**Information supplied:**
━━━━━━━━

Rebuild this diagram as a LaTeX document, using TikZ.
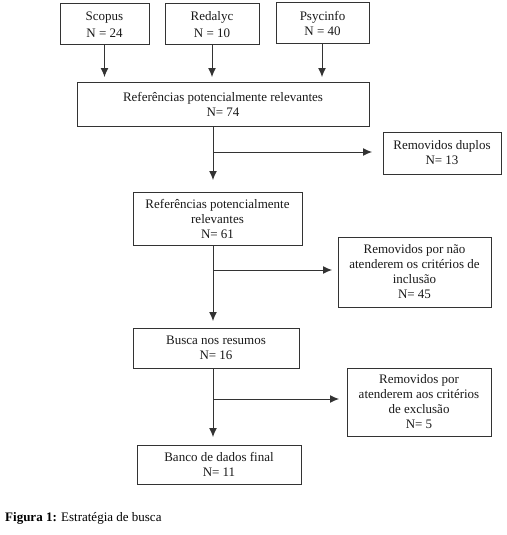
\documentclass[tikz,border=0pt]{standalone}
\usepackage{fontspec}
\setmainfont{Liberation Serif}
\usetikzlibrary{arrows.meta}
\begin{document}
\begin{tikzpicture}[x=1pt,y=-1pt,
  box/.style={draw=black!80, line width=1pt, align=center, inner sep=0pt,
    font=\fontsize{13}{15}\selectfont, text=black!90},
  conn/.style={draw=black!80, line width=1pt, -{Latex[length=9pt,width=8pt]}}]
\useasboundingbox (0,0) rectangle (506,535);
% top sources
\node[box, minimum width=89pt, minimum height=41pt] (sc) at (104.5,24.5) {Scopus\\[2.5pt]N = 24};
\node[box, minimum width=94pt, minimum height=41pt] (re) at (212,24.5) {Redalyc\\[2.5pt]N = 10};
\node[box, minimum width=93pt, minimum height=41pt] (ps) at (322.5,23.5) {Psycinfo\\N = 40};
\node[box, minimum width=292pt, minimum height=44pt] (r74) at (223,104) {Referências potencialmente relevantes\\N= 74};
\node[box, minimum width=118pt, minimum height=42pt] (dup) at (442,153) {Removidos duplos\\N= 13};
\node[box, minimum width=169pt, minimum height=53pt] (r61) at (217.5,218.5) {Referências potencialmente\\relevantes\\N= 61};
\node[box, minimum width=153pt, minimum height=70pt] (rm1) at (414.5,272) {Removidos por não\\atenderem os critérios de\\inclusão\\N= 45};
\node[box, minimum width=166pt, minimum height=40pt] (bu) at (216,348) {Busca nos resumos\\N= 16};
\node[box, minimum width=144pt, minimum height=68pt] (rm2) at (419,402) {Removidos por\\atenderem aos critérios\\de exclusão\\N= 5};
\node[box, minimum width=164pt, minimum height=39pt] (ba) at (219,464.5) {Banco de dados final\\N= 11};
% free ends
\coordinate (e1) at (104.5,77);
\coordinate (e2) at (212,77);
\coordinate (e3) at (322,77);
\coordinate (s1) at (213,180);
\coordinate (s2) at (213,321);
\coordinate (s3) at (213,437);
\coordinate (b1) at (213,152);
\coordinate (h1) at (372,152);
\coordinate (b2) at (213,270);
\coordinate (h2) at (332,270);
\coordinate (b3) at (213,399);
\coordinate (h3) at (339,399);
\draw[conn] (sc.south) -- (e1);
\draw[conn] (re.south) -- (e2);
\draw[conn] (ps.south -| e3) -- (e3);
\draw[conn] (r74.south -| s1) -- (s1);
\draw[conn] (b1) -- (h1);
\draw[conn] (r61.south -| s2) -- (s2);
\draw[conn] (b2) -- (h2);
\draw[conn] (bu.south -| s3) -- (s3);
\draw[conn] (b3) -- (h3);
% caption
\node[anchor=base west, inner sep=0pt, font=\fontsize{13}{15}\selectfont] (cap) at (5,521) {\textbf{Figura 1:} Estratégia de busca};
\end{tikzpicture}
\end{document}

━━━━━━━━

**Task directions:**
Reproduce the material above in full, exactly, with no images.

**Correct result:**
Rebuild this diagram as a LaTeX document, using TikZ.
\documentclass[tikz,border=0pt]{standalone}
\usepackage{fontspec}
\setmainfont{Liberation Serif}
\usetikzlibrary{arrows.meta}
\begin{document}
\begin{tikzpicture}[x=1pt,y=-1pt,
  box/.style={draw=black!80, line width=1pt, align=center, inner sep=0pt,
    font=\fontsize{13}{15}\selectfont, text=black!90},
  conn/.style={draw=black!80, line width=1pt, -{Latex[length=9pt,width=8pt]}}]
\useasboundingbox (0,0) rectangle (506,535);
% top sources
\node[box, minimum width=89pt, minimum height=41pt] (sc) at (104.5,24.5) {Scopus\\[2.5pt]N = 24};
\node[box, minimum width=94pt, minimum height=41pt] (re) at (212,24.5) {Redalyc\\[2.5pt]N = 10};
\node[box, minimum width=93pt, minimum height=41pt] (ps) at (322.5,23.5) {Psycinfo\\N = 40};
\node[box, minimum width=292pt, minimum height=44pt] (r74) at (223,104) {Referências potencialmente relevantes\\N= 74};
\node[box, minimum width=118pt, minimum height=42pt] (dup) at (442,153) {Removidos duplos\\N= 13};
\node[box, minimum width=169pt, minimum height=53pt] (r61) at (217.5,218.5) {Referências potencialmente\\relevantes\\N= 61};
\node[box, minimum width=153pt, minimum height=70pt] (rm1) at (414.5,272) {Removidos por não\\atenderem os critérios de\\inclusão\\N= 45};
\node[box, minimum width=166pt, minimum height=40pt] (bu) at (216,348) {Busca nos resumos\\N= 16};
\node[box, minimum width=144pt, minimum height=68pt] (rm2) at (419,402) {Removidos por\\atenderem aos critérios\\de exclusão\\N= 5};
\node[box, minimum width=164pt, minimum height=39pt] (ba) at (219,464.5) {Banco de dados final\\N= 11};
% free ends
\coordinate (e1) at (104.5,77);
\coordinate (e2) at (212,77);
\coordinate (e3) at (322,77);
\coordinate (s1) at (213,180);
\coordinate (s2) at (213,321);
\coordinate (s3) at (213,437);
\coordinate (b1) at (213,152);
\coordinate (h1) at (372,152);
\coordinate (b2) at (213,270);
\coordinate (h2) at (332,270);
\coordinate (b3) at (213,399);
\coordinate (h3) at (339,399);
\draw[conn] (sc.south) -- (e1);
\draw[conn] (re.south) -- (e2);
\draw[conn] (ps.south -| e3) -- (e3);
\draw[conn] (r74.south -| s1) -- (s1);
\draw[conn] (b1) -- (h1);
\draw[conn] (r61.south -| s2) -- (s2);
\draw[conn] (b2) -- (h2);
\draw[conn] (bu.south -| s3) -- (s3);
\draw[conn] (b3) -- (h3);
% caption
\node[anchor=base west, inner sep=0pt, font=\fontsize{13}{15}\selectfont] (cap) at (5,521) {\textbf{Figura 1:} Estratégia de busca};
\end{tikzpicture}
\end{document}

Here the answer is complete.